-- What you should do --
Starting from the top of the material, restate each line exactly until the line that contains "(1452,78) .. (1457,95);", which is also copied. Pictures are excluded.
◇ ◇ ◇ ◇
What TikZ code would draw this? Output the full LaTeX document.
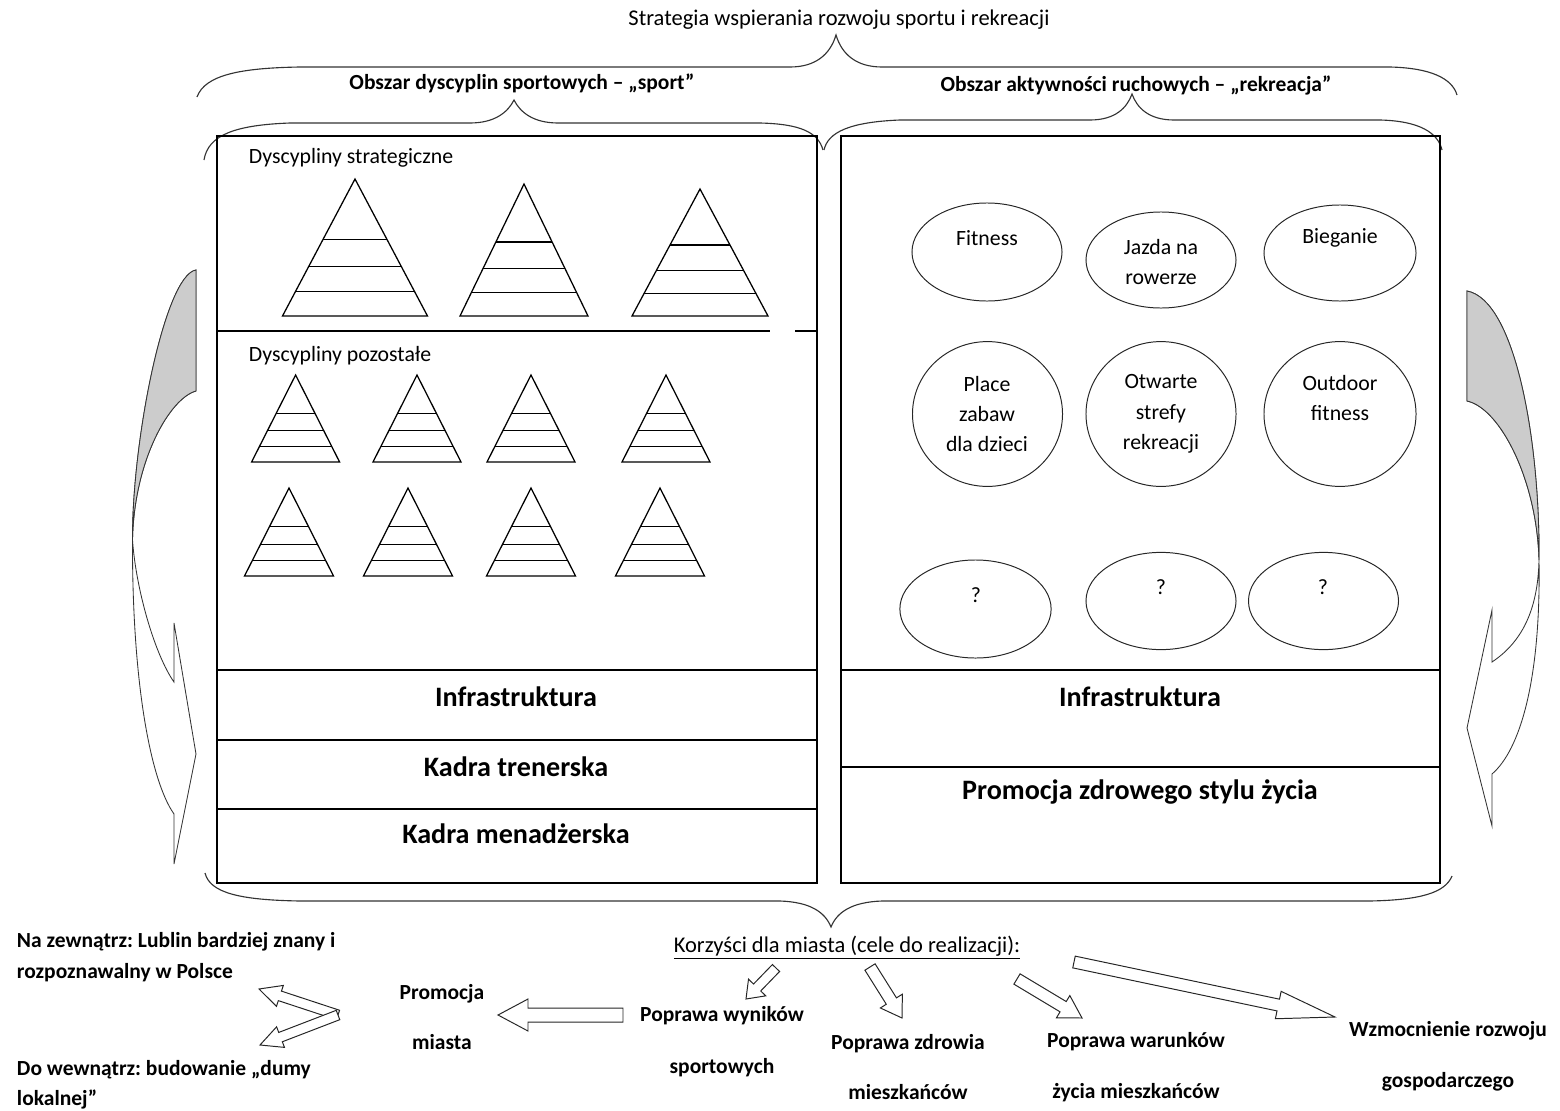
\documentclass[tikz,border=0pt]{standalone}
\usepackage{fontspec}
\setmainfont{Carlito}
\usetikzlibrary{shapes.geometric, calc}
\frenchspacing

\begin{document}
\begin{tikzpicture}[x=0.025cm, y=-0.025cm,
    boxline/.style={line width=1.2pt},
    pyr/.style={line width=0.9pt},
    oval/.style={ellipse, draw=black!85, line width=0.7pt, inner sep=0pt},
    curly/.style={draw=black!80, line width=0.8pt},
    bent/.style={draw=black!80, line width=0.6pt},
    blockarr/.style={draw=black!85, fill=white, line width=0.7pt},
    txt/.style={font=\fontsize{15.5}{21.5}\selectfont, align=center},
    hdtext/.style={font=\bfseries\fontsize{15.3}{18}\selectfont},
    bigtext/.style={font=\bfseries\fontsize{20}{24}\selectfont},
    goal/.style={font=\bfseries\fontsize{15.3}{18}\selectfont, align=center}]

    \useasboundingbox (0,0) rectangle (1560,1111);
    \def\pxl{0.025cm}

    \def\pyramid#1#2#3#4{%
      \draw[pyr] (#1,#2) -- (#1-#3,#2+#4) -- (#1+#3,#2+#4) -- cycle;
      \foreach \f in {0.44,0.64,0.82}
        \draw[pyr] (#1-\f*#3,#2+\f*#4) -- (#1+\f*#3,#2+\f*#4);
    }

    \def\blockarrow#1#2#3#4#5{%
      \coordinate (h) at ($(#2)!#5!(#1)$);
      \draw[blockarr] ($(#1)!#3!90:(#2)$) -- ($(h)!#3!90:(#2)$)
        -- ($(h)!#4!90:(#2)$) -- (#2) -- ($(h)!#4!-90:(#2)$)
        -- ($(h)!#3!-90:(#2)$) -- ($(#1)!#3!-90:(#2)$) -- cycle;
    }

    % headings and braces
    \node[txt, font=\fontsize{16}{19}\selectfont] (title) at (839,20)
      {Strategia wspierania rozwoju sportu i rekreacji};

    \node[hdtext] (sport) at (522,83) {Obszar dyscyplin sportowych – „sport”};

    \node[hdtext] (rekr) at (1136,85) {Obszar aktywności ruchowych – „rekreacja”};

    \draw[curly] (197,97) .. controls (205,75) and (240,68) .. (300,67)
      -- (790,67) .. controls (815,67) and (830,55) .. (836,35)
      .. controls (842,55) and (857,67) .. (882,67) -- (1390,67)
      .. controls (1430,68) and (1452,78) .. (1457,95);

    \draw[curly] (204,160) .. controls (208,135) and (235,125) .. (290,123)
      -- (470,123) .. controls (495,123) and (508,112) .. (514,100)
      .. controls (520,112) and (533,123) .. (558,123) -- (760,123)
      .. controls (800,124) and (818,132) .. (823,150);

    \draw[curly] (824,150) .. controls (828,132) and (850,122) .. (900,120)
      -- (1090,120) .. controls (1115,120) and (1127,108) .. (1132,94)
      .. controls (1137,108) and (1149,120) .. (1174,120) -- (1380,120)
      .. controls (1420,121) and (1438,133) .. (1442,150);

    % the two boxes
    \draw[boxline] (217,136) rectangle (817,883);
    \draw[boxline] (841,136) rectangle (1440,883);
    \draw[boxline] (217,670) -- (817,670) (217,740) -- (817,740) (217,809) -- (817,809);
    \draw[boxline] (841,670) -- (1440,670) (841,767) -- (1440,767);
    \draw[line width=1pt] (217,331) -- (770,331) (795,331) -- (817,331);

    \node[txt, anchor=west] (strat) at (244,158) {Dyscypliny strategiczne};

    \node[txt, anchor=west] (other) at (244,356) {Dyscypliny pozostałe};

    \pyramid{355}{179}{72.5}{137}
    \pyramid{524}{184}{64}{132}
    \pyramid{700}{189}{68}{127}
    \foreach \xa in {295.6,417,531,666} {\pyramid{\xa}{375}{44}{87}}
    \foreach \xa in {289,408,531,660} {\pyramid{\xa}{488}{44.5}{88}}

    \node[bigtext] (infra) at (516,697) {Infrastruktura};
    \node[bigtext] (coach) at (516,767) {Kadra trenerska};
    \node[bigtext] (mgmt) at (516,834) {Kadra menadżerska};
    \node[bigtext] (infrb) at (1140,697) {Infrastruktura};
    \node[bigtext] (health) at (1140,792) {Promocja zdrowego stylu życia};

    % recreation ovals
    \node[oval, minimum width=3.75cm, minimum height=2.45cm] (fitness) at (987,252) {};
    \node[oval, minimum width=3.75cm, minimum height=2.4cm] (bike) at (1161,260) {};
    \node[oval, minimum width=3.8cm, minimum height=2.4cm] (run) at (1340,253) {};
    \node[oval, minimum width=3.75cm, minimum height=3.62cm] (play) at (987.5,414) {};
    \node[oval, minimum width=3.75cm, minimum height=3.62cm] (open) at (1161,414) {};
    \node[oval, minimum width=3.8cm, minimum height=3.62cm] (outdoor) at (1340,414) {};
    \node[oval, minimum width=3.78cm, minimum height=2.45cm] (qa) at (975.5,609) {};
    \node[oval, minimum width=3.75cm, minimum height=2.43cm] (qb) at (1161,601) {};
    \node[oval, minimum width=3.75cm, minimum height=2.43cm] (qc) at (1323.5,601) {};

    \node[txt] at (987,238) {Fitness};
    \node[txt] at (1161,262) {Jazda na\\rowerze};
    \node[txt] at (1340,238) {Bieganie};
    \node[txt] at (987,414) {Place\\zabaw\\dla dzieci};
    \node[txt] at (1161,414) {Otwarte\\strefy\\rekreacji};
    \node[txt] at (1340,398) {Outdoor\\fitness};
    \node[txt] at (976,595) {?};
    \node[txt] at (1161,587) {?};
    \node[txt] at (1323,587) {?};

    % loop arrows on the sides
    \filldraw[bent, fill=white] (196,270) -- (196,391)
      .. controls (170,398) and (134,460) .. (132.5,540)
      .. controls (136,590) and (155,655) .. (174,682) -- (174,623)
      -- (196,754) -- (174,864) -- (174,814)
      .. controls (150,780) and (132,680) .. (132.5,540)
      .. controls (132,440) and (165,275) .. (196,270) -- cycle;
    \filldraw[bent, fill=gray!40] (196,270) .. controls (165,275) and (132,440) .. (132.5,540)
      .. controls (134,460) and (170,398) .. (196,391) -- cycle;

    \filldraw[bent, fill=white] (1467,291) -- (1467,401)
      .. controls (1500,408) and (1537,480) .. (1539,560)
      .. controls (1538,605) and (1525,640) .. (1492,662) -- (1492,610)
      -- (1467,728) -- (1492,826) -- (1492,774)
      .. controls (1520,750) and (1541,680) .. (1539,560)
      .. controls (1540,440) and (1515,300) .. (1467,291) -- cycle;
    \filldraw[bent, fill=gray!40] (1467,291) .. controls (1515,300) and (1540,440) .. (1539,560)
      .. controls (1537,480) and (1500,408) .. (1467,401) -- cycle;

    \draw[curly] (205,873) .. controls (210,893) and (240,900) .. (300,901)
      -- (780,901) .. controls (810,902) and (825,912) .. (831,927)
      .. controls (837,912) and (852,902) .. (882,901) -- (1370,901)
      .. controls (1420,900) and (1445,893) .. (1452,876);

    % benefits
    \node[txt, font=\fontsize{16}{19}\selectfont] (gain) at (847,948)
      {\underline{Korzyści dla miasta (cele do realizacji):}};

    \node[goal, align=left, anchor=west] (outside) at (12,957)
      {Na zewnątrz: Lublin bardziej znany i\\[4pt]rozpoznawalny w Polsce};

    \node[goal, align=left, anchor=west] (inside) at (12,1085)
      {Do wewnątrz: budowanie „dumy\\[3pt]lokalnej”};

    \node[goal] (promo) at (442,1017) {Promocja\\[17pt]miasta};
    \node[goal] (results) at (722,1042) {Poprawa wyników\\[19pt]sportowych};
    \node[goal] (cure) at (908,1067) {Poprawa zdrowia\\[18pt]mieszkańców};
    \node[goal] (living) at (1136,1067) {Poprawa warunków\\[18pt]życia mieszkańców};
    \node[goal] (economy) at (1448,1056) {Wzmocnienie rozwoju\\[18pt]gospodarczego};

    \coordinate (a1s) at (776,968);
    \coordinate (a1e) at (746,999);
    \coordinate (a2s) at (623,1015);
    \coordinate (a2e) at (498,1015);
    \coordinate (a3) at (338,1015);
    \coordinate (a3u) at (259,989);
    \coordinate (a3d) at (260,1045);
    \coordinate (a4s) at (870,967);
    \coordinate (a4e) at (902,1018);
    \coordinate (a5s) at (1017,979);
    \coordinate (a5e) at (1082,1018);
    \coordinate (a6s) at (1074,962);
    \coordinate (a6e) at (1335,1017);

    \blockarrow{a1s}{a1e}{5*\pxl}{12*\pxl}{16*\pxl}
    \blockarrow{a2s}{a2e}{7*\pxl}{16*\pxl}{30*\pxl}
    \blockarrow{a3}{a3u}{5*\pxl}{11*\pxl}{22*\pxl}
    \blockarrow{a3}{a3d}{5*\pxl}{11*\pxl}{22*\pxl}
    \blockarrow{a4s}{a4e}{6*\pxl}{13*\pxl}{20*\pxl}
    \blockarrow{a5s}{a5e}{6*\pxl}{13*\pxl}{22*\pxl}
    \blockarrow{a6s}{a6e}{6*\pxl}{14*\pxl}{58*\pxl}

  \end{tikzpicture}
\end{document}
◇ ◇ ◇ ◇
-- Task response --
What TikZ code would draw this? Output the full LaTeX document.
\documentclass[tikz,border=0pt]{standalone}
\usepackage{fontspec}
\setmainfont{Carlito}
\usetikzlibrary{shapes.geometric, calc}
\frenchspacing

\begin{document}
\begin{tikzpicture}[x=0.025cm, y=-0.025cm,
    boxline/.style={line width=1.2pt},
    pyr/.style={line width=0.9pt},
    oval/.style={ellipse, draw=black!85, line width=0.7pt, inner sep=0pt},
    curly/.style={draw=black!80, line width=0.8pt},
    bent/.style={draw=black!80, line width=0.6pt},
    blockarr/.style={draw=black!85, fill=white, line width=0.7pt},
    txt/.style={font=\fontsize{15.5}{21.5}\selectfont, align=center},
    hdtext/.style={font=\bfseries\fontsize{15.3}{18}\selectfont},
    bigtext/.style={font=\bfseries\fontsize{20}{24}\selectfont},
    goal/.style={font=\bfseries\fontsize{15.3}{18}\selectfont, align=center}]

    \useasboundingbox (0,0) rectangle (1560,1111);
    \def\pxl{0.025cm}

    \def\pyramid#1#2#3#4{%
      \draw[pyr] (#1,#2) -- (#1-#3,#2+#4) -- (#1+#3,#2+#4) -- cycle;
      \foreach \f in {0.44,0.64,0.82}
        \draw[pyr] (#1-\f*#3,#2+\f*#4) -- (#1+\f*#3,#2+\f*#4);
    }

    \def\blockarrow#1#2#3#4#5{%
      \coordinate (h) at ($(#2)!#5!(#1)$);
      \draw[blockarr] ($(#1)!#3!90:(#2)$) -- ($(h)!#3!90:(#2)$)
        -- ($(h)!#4!90:(#2)$) -- (#2) -- ($(h)!#4!-90:(#2)$)
        -- ($(h)!#3!-90:(#2)$) -- ($(#1)!#3!-90:(#2)$) -- cycle;
    }

    % headings and braces
    \node[txt, font=\fontsize{16}{19}\selectfont] (title) at (839,20)
      {Strategia wspierania rozwoju sportu i rekreacji};

    \node[hdtext] (sport) at (522,83) {Obszar dyscyplin sportowych – „sport”};

    \node[hdtext] (rekr) at (1136,85) {Obszar aktywności ruchowych – „rekreacja”};

    \draw[curly] (197,97) .. controls (205,75) and (240,68) .. (300,67)
      -- (790,67) .. controls (815,67) and (830,55) .. (836,35)
      .. controls (842,55) and (857,67) .. (882,67) -- (1390,67)
      .. controls (1430,68) and (1452,78) .. (1457,95);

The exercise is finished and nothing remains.